I and your speaker manufacturer use 16 awg and it works just fine. Attenuation would only be in the upper range which most folks don't mind curving off anyway. 

You can use extension cords, monoprice.com or any other insulated copper wire that is 16 awg or greater. 

I run my mains and my sub of 16 awg. For your distance I might step it up to 14 though.


----------



## JoeESP9

I used to believe what Roger Russell said in that "White Paper". Then someone lent me a pair of Analysis Plus speaker cables a couple of years ago. I now have and use DH Labs Q-10 Signature speaker cable. 

If you don't agree, borrow some "higher end" speaker cables. Listen and compare for yourself. After you have tried them then comment.


----------



## bambino

JoeESP9 said:


> I used to believe what Roger Russell said in that "White Paper". Then someone lent me a pair of Analysis Plus speaker cables a couple of years ago. I now have and use DH Labs Q-10 Signature speaker cable.
> 
> If you don't agree, borrow some "higher end" speaker cables. Listen and compare for yourself. After you have tried them then comment.

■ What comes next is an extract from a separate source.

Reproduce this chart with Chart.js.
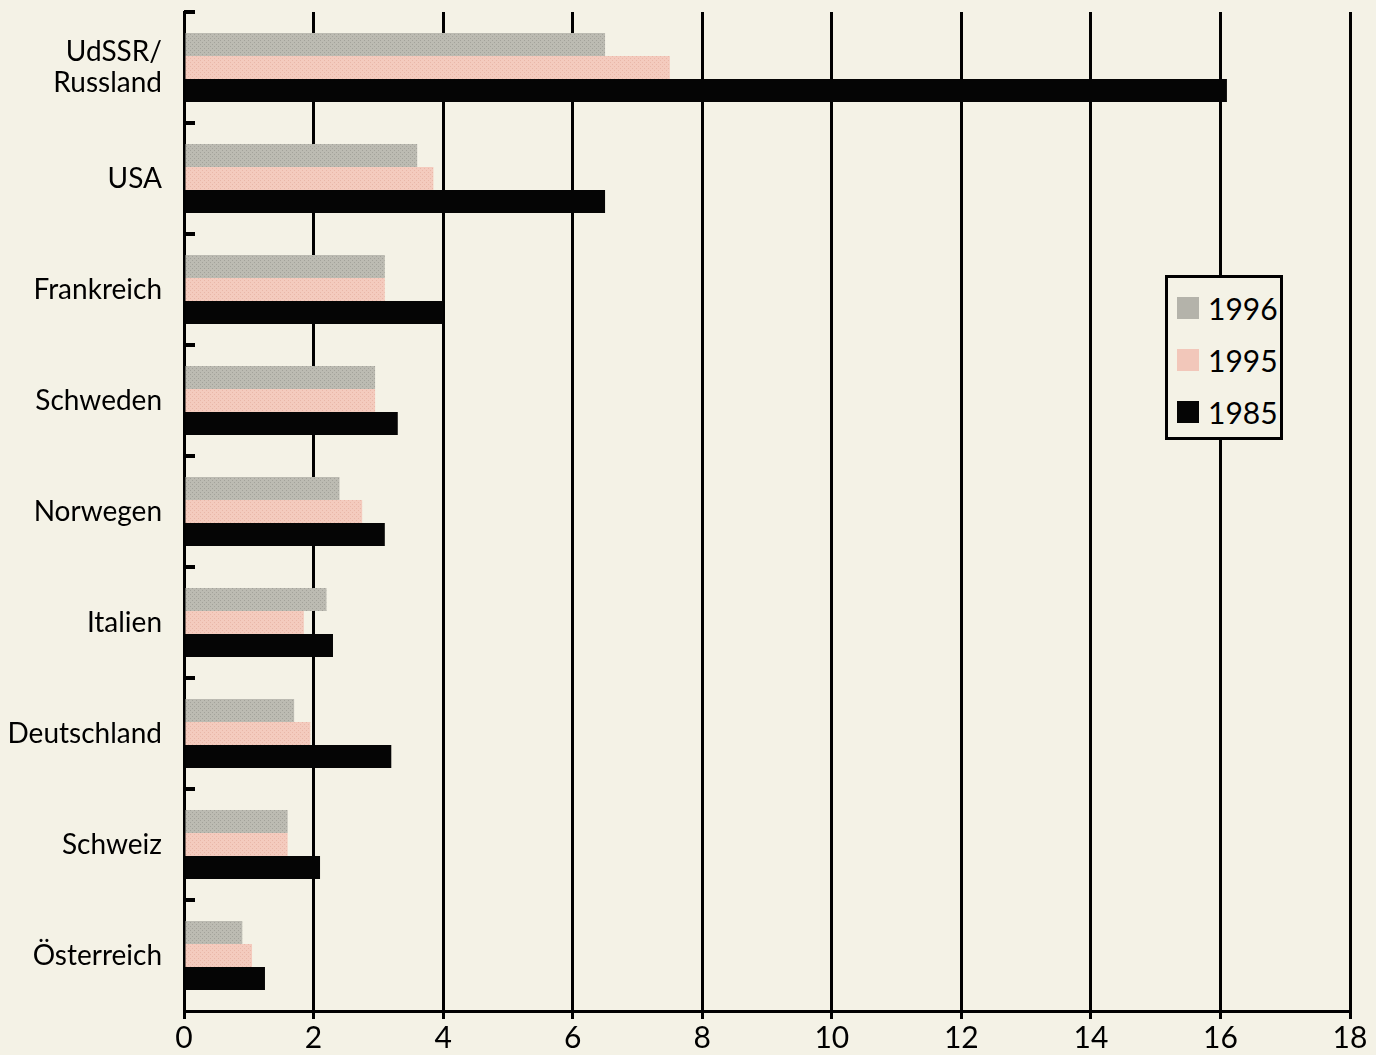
<!DOCTYPE html>
<html><head><meta charset="utf-8">
<script src="https://cdn.jsdelivr.net/npm/chart.js@4.4.1/dist/chart.umd.min.js"></script>
<style>
html,body{margin:0;padding:0;background:#f4f2e6;}
#wrap{position:relative;width:1376px;height:1055px;background:#f4f2e6;}
#legend{position:absolute;left:1165px;top:275px;width:112px;border:3px solid #000;background:#f4f2e6;font-family:Lato,"Open Sans",sans-serif;color:#000;box-sizing:content-box;padding-top:4px;height:155px;}
.row{height:52px;display:flex;align-items:center;}
.sw{width:22px;height:22px;margin-left:9px;margin-right:9px;}
.lt{font-size:30px;line-height:1;}
</style>
</head><body>
<div id="wrap"><canvas id="c" width="1376" height="1055"></canvas><div id="legend"></div></div>
<script>
const categories = [["UdSSR/","Russland"],"USA","Frankreich","Schweden","Norwegen","Italien","Deutschland","Schweiz","Österreich"];
const seriesNames = ["1996","1995","1985"];
const values1996 = [6.5, 3.6, 3.1, 2.95, 2.4, 2.2, 1.7, 1.6, 0.9];
const values1995 = [7.5, 3.85, 3.1, 2.95, 2.75, 1.85, 1.95, 1.6, 1.05];
const values1985 = [16.1, 6.5, 4.0, 3.3, 3.1, 2.3, 3.2, 2.1, 1.25];
const xTicks = [0,2,4,6,8,10,12,14,16,18];

function makePattern(base, dot){
  const p = document.createElement('canvas'); p.width = 4; p.height = 4;
  const g = p.getContext('2d');
  g.fillStyle = base; g.fillRect(0,0,4,4);
  g.fillStyle = dot; g.fillRect(0,0,1,1); g.fillRect(2,2,1,1);
  return document.getElementById('c').getContext('2d').createPattern(p,'repeat');
}
const swatchColors = ["#b4b3aa","#f2c7ba","#050505"];
const fills = [makePattern("#bcbbb2","#a3a29a"), makePattern("#f4cbbe","#e9b7a8"), "#050505"];

const leg = document.getElementById('legend');
seriesNames.forEach((n,i)=>{
  const r = document.createElement('div'); r.className='row';
  r.innerHTML = '<div class="sw" style="background:'+swatchColors[i]+'"></div><span class="lt">'+n+'</span>';
  leg.appendChild(r);
});

const innerTicks = {
  id:'innerTicks',
  afterDraw(chart){
    const y = chart.scales.y, ctx = chart.ctx, left = chart.chartArea.left;
    ctx.save(); ctx.strokeStyle='#000'; ctx.lineWidth=4;
    for(let i=0;i<categories.length;i++){
      const py = y.getPixelForValue(i-0.5);
      ctx.beginPath(); ctx.moveTo(left, py); ctx.lineTo(left+11, py); ctx.stroke();
    }
    ctx.restore();
  }
};

new Chart(document.getElementById('c'), {
  type:'bar',
  data:{
    labels: categories,
    datasets:[
      {label:seriesNames[0], data:values1996, backgroundColor:fills[0]},
      {label:seriesNames[1], data:values1995, backgroundColor:fills[1]},
      {label:seriesNames[2], data:values1985, backgroundColor:fills[2]}
    ]
  },
  options:{
    indexAxis:'y',
    responsive:false,
    animation:false,
    categoryPercentage:0.62,
    barPercentage:1.0,
    layout:{padding:{top:12,right:26,left:0,bottom:0}},
    plugins:{legend:{display:false}, tooltip:{enabled:false}},
    scales:{
      x:{
        min:0,max:18,
        afterBuildTicks(s){ s.ticks = xTicks.map(v=>({value:v})); },
        afterFit(s){ s.height = 44; s.paddingLeft = 0; s.paddingRight = 0; },
        grid:{color:'#000', lineWidth:3, tickLength:8, tickColor:'#000', tickWidth:3},
        border:{color:'#000', width:3},
        ticks:{color:'#000', font:{family:'Lato', size:30}, padding:1, maxRotation:0}
      },
      y:{
        afterFit(s){ s.width = 184; s.paddingTop = 0; s.paddingBottom = 0; },
        grid:{display:false},
        border:{color:'#000', width:3},
        ticks:{color:'#000', font:{family:'Lato', size:28, lineHeight:1.08}, padding:14}
      }
    }
  },
  plugins:[innerTicks]
});
</script>
</body></html>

Not to start a dispute here joe but i think what the thread starter was wanting to know was what AWG wire to use and how far he could go with certain gauges.
I couldn't agree more about the differances in quality of wire out there but those are typically for short runs, can you imagine the cost of running 100ft of Nordost wire, OUCH! Anyways just my 2 cents FWIW.:T


----------